Skip to content

Distinguishing words

Sometimes the question isn't "what are the topics" but "which words separate these two groups." Fighting Words (Monroe, Colaresi & Quinn 2008) answers that with statistical significance, and, unlike a raw log-odds ratio, it doesn't let rare words dominate.

import topica

conservative = [tokenize(t) for t in con_texts]
liberal      = [tokenize(t) for t in lib_texts]
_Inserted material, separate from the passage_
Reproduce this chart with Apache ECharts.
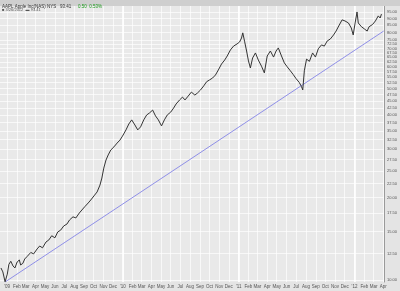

scored = topica.fighting_words(conservative, liberal, prior=0.05)
# sorted by z-score: corpus-A markers at the top, corpus-B at the bottom
for word, z in scored[:10]:
    print(f"{word:20s} {z:+.1f}")     # |z| > 1.96 ~ significant at 95%

A large positive z marks a word distinctive of the first corpus; a large negative z, the second. Because the estimator's variance grows for rare words, the z-score already accounts for how much evidence each word carries.

Top words per side

top = topica.top_fighting_words(conservative, liberal, n=15)
print("conservative:", [w for w, _ in top["a"]])
print("liberal:     ", [w for w, _ in top["b"]])

Informative prior

By default the prior is a symmetric pseudocount. Pass informative=True to scale the prior by each word's overall frequency: Monroe et al.'s informative Dirichlet prior, which pulls extreme estimates toward the corpus background:

topica.fighting_words(conservative, liberal, prior=0.01, informative=True)

This pairs naturally with SAGE / content STM, which find group-distinguishing wording within a fitted topic model, where Fighting Words works directly on two raw corpora with no model at all.